**Objective**
Nothing outside the range is to be copied. From the entries below, reproduce exactly the lines starting at the one with "Generate a Python" and ending at the one with "x = list(range(1, 101))", without pictures.

**Data provided**
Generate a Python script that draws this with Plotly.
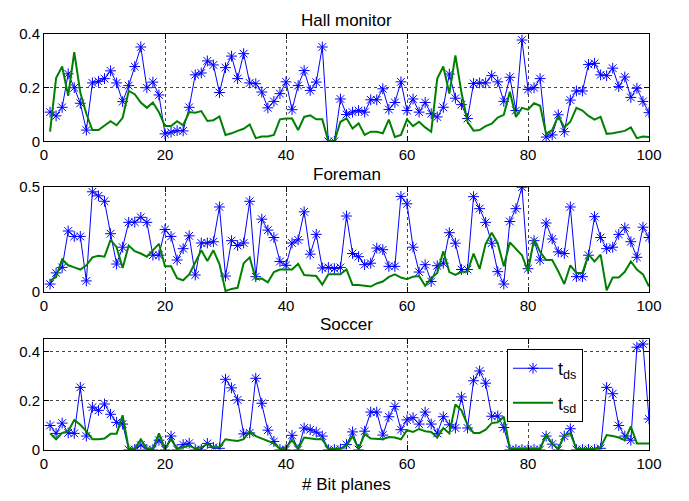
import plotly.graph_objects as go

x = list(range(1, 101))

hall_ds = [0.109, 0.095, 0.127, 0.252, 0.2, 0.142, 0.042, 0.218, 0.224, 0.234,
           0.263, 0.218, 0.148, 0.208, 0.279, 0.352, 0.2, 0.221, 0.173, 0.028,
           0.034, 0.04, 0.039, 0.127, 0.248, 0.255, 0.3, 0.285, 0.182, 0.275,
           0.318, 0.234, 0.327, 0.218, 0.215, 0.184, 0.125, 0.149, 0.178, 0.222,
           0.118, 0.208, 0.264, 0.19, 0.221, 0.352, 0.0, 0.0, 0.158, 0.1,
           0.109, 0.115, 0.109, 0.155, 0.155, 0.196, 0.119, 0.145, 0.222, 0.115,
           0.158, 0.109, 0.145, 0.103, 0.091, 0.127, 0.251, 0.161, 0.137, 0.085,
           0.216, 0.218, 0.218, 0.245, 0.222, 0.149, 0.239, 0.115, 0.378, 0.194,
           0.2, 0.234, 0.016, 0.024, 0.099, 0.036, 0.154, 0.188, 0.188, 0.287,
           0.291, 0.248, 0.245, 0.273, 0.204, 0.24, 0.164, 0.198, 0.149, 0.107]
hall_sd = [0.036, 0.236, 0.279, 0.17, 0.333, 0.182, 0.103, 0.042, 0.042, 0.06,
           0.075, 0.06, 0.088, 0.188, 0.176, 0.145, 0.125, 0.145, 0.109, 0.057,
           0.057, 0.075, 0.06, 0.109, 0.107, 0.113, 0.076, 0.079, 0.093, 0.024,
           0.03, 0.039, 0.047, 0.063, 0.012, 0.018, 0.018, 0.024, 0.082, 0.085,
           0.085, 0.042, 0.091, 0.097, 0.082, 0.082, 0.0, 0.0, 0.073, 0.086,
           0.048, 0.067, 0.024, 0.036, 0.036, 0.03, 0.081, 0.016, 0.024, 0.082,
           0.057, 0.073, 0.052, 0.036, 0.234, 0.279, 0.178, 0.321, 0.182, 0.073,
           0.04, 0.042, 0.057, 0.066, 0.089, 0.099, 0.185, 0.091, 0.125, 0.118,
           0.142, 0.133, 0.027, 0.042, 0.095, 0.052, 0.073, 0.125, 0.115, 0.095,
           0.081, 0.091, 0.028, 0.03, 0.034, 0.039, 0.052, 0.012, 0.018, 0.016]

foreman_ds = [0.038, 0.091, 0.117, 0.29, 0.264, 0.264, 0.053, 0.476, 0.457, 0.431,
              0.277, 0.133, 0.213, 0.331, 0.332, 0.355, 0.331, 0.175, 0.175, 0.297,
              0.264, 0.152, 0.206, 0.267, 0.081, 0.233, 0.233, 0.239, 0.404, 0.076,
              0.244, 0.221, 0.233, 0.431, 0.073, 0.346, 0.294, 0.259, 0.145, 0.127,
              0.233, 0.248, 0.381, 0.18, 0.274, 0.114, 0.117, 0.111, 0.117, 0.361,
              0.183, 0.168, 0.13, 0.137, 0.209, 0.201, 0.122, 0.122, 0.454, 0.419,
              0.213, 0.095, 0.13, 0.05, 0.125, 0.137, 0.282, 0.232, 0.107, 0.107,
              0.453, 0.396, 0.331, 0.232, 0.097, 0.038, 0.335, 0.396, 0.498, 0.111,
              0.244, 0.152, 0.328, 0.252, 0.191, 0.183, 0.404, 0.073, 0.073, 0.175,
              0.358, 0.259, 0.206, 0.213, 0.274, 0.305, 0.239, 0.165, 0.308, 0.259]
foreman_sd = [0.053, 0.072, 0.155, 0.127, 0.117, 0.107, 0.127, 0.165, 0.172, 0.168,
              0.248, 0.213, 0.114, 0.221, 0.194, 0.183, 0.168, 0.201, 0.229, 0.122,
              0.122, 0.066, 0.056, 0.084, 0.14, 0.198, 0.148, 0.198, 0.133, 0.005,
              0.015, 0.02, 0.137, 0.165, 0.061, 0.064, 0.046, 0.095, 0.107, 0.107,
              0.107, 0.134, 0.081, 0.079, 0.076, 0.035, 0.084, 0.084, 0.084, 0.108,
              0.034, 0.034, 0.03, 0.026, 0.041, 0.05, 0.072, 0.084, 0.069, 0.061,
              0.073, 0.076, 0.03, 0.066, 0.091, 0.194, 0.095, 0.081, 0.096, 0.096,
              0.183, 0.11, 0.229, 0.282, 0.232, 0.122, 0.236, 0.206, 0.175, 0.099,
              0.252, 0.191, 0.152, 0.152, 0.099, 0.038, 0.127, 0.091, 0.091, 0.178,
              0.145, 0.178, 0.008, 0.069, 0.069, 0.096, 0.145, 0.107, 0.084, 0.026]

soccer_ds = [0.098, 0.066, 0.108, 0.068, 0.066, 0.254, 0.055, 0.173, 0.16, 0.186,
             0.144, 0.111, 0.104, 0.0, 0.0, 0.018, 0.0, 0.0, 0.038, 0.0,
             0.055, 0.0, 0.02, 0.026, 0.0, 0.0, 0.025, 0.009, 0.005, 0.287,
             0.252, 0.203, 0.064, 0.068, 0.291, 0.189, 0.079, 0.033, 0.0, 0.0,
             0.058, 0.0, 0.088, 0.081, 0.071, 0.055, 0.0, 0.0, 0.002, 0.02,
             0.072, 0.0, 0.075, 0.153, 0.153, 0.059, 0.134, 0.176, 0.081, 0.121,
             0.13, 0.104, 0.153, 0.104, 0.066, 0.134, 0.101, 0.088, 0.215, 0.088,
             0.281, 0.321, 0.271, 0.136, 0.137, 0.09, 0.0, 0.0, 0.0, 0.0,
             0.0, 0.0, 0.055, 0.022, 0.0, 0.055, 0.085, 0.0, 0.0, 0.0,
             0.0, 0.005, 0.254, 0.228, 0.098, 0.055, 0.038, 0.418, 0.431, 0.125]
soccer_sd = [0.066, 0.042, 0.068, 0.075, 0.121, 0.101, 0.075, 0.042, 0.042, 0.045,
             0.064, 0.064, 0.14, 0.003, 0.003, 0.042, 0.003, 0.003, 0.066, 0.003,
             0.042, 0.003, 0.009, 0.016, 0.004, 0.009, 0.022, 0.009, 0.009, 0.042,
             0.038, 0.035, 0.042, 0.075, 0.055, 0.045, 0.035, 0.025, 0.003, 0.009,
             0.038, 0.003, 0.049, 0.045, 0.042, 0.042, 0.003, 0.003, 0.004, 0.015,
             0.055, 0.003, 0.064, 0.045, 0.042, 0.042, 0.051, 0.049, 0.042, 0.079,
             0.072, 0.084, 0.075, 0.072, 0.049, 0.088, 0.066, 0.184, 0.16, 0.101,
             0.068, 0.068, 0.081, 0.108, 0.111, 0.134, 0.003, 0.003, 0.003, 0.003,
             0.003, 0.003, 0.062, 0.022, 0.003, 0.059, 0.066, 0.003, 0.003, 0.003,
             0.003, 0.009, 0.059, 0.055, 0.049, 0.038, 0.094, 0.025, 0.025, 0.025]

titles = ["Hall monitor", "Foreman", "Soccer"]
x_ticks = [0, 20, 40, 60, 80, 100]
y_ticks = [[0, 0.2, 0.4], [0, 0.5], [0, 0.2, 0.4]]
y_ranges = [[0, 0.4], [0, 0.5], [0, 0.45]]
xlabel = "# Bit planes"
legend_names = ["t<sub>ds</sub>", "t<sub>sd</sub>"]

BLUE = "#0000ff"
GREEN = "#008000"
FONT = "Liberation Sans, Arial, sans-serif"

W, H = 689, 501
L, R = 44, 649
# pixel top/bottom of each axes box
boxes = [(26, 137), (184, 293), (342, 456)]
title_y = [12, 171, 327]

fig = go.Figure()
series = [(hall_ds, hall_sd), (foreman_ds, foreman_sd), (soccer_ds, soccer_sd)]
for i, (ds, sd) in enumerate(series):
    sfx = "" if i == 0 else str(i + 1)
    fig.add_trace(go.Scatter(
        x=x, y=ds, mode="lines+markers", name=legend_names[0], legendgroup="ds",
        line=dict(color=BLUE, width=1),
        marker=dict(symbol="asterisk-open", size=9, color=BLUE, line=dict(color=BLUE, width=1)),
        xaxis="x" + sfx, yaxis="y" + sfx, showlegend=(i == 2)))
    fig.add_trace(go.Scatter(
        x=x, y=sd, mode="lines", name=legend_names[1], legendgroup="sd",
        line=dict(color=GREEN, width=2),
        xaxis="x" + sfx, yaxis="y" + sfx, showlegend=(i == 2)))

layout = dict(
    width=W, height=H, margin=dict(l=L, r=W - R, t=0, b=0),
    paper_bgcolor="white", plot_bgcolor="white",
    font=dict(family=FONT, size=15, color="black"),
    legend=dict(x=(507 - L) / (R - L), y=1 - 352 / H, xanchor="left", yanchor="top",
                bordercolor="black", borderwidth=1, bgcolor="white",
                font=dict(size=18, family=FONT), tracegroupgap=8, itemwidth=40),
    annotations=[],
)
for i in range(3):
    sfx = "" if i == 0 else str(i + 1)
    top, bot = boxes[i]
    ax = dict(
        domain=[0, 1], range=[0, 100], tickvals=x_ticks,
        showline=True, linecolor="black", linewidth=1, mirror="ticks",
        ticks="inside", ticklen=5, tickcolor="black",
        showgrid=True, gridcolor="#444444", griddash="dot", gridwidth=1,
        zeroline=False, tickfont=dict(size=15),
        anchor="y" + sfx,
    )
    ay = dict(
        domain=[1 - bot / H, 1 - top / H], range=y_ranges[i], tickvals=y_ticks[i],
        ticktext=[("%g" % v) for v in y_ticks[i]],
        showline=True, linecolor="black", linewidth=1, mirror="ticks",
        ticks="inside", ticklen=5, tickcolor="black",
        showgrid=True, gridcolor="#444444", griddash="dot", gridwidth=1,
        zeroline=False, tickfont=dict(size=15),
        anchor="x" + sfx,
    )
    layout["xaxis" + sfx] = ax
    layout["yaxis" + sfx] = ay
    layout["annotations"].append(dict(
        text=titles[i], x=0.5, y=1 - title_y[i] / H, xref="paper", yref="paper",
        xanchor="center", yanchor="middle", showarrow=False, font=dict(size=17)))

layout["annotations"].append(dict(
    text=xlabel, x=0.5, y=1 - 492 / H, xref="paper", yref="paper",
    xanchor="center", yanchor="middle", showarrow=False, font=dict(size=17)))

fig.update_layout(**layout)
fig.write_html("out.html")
* * *
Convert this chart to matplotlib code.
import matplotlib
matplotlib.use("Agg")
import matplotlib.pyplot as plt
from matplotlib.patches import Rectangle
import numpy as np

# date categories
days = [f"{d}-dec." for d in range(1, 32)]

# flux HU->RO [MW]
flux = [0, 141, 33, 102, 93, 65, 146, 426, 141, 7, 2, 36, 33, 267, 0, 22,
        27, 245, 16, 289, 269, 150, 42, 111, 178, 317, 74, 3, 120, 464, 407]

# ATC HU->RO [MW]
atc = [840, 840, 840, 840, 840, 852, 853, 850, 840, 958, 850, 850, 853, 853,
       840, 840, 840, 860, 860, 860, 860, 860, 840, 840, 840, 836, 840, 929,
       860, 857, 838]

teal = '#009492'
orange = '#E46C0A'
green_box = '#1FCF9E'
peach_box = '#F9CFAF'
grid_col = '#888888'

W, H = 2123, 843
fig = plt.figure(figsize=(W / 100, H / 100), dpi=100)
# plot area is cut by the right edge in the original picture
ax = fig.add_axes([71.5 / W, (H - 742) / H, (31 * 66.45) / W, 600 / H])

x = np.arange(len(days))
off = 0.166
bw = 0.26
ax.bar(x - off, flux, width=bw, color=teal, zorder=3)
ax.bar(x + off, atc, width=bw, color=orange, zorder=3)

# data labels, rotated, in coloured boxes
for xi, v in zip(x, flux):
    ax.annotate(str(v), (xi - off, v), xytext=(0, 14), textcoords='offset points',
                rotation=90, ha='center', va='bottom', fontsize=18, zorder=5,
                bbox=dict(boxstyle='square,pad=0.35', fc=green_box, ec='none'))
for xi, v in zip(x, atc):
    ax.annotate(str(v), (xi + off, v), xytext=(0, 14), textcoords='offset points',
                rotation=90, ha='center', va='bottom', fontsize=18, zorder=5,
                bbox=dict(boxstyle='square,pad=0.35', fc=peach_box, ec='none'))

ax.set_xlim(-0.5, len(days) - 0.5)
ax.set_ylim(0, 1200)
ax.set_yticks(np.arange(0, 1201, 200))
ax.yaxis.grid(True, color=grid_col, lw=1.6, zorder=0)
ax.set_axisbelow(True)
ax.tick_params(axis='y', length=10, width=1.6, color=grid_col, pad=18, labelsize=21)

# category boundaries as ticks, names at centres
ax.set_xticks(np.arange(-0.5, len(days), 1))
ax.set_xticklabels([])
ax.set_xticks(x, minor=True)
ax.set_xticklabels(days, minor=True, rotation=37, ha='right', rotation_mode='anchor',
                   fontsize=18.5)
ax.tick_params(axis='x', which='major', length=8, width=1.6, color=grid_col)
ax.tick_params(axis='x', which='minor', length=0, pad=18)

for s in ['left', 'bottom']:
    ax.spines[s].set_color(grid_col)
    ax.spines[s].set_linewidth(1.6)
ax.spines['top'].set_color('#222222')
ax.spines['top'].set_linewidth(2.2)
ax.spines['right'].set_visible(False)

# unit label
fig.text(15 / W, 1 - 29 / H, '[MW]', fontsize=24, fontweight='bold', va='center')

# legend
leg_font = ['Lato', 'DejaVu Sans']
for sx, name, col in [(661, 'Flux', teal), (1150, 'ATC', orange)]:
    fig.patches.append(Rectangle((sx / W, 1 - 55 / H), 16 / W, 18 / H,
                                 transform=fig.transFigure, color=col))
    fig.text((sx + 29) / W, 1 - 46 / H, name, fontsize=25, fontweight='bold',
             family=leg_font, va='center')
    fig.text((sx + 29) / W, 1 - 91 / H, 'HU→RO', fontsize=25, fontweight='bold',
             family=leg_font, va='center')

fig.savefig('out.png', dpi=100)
--
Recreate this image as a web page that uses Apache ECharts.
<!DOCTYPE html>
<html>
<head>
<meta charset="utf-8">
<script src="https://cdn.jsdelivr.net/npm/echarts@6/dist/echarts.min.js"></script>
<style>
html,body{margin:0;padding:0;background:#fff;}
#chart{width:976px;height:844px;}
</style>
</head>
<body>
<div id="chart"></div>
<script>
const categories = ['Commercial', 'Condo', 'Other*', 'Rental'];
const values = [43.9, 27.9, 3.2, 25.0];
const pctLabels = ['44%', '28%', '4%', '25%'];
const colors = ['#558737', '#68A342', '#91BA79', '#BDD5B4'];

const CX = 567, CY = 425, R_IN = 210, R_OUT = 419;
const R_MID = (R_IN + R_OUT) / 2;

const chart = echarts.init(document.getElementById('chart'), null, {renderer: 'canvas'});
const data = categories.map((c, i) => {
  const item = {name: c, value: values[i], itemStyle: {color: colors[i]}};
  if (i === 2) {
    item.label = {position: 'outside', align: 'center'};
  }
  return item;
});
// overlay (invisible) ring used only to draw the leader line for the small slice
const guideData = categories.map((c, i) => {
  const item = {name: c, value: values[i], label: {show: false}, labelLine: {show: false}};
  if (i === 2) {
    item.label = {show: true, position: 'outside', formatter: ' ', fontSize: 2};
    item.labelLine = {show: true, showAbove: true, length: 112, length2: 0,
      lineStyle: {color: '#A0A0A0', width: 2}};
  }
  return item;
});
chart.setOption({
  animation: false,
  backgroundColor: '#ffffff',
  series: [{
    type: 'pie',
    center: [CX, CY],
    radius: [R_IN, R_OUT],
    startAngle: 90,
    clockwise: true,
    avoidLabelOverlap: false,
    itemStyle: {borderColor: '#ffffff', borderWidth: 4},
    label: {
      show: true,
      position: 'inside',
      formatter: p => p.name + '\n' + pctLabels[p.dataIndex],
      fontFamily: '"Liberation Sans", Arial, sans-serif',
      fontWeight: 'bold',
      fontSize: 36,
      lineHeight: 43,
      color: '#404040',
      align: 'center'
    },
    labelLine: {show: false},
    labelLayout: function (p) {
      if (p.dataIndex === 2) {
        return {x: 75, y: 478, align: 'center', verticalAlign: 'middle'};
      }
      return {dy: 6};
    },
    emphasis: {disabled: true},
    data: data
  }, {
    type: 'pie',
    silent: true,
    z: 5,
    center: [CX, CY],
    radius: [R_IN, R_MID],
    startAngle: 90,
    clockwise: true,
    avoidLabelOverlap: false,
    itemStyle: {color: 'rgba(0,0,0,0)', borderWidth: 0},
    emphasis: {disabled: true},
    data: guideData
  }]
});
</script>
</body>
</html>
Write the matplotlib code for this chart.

**Solution**
Generate a Python script that draws this with Plotly.
import plotly.graph_objects as go

x = list(range(1, 101))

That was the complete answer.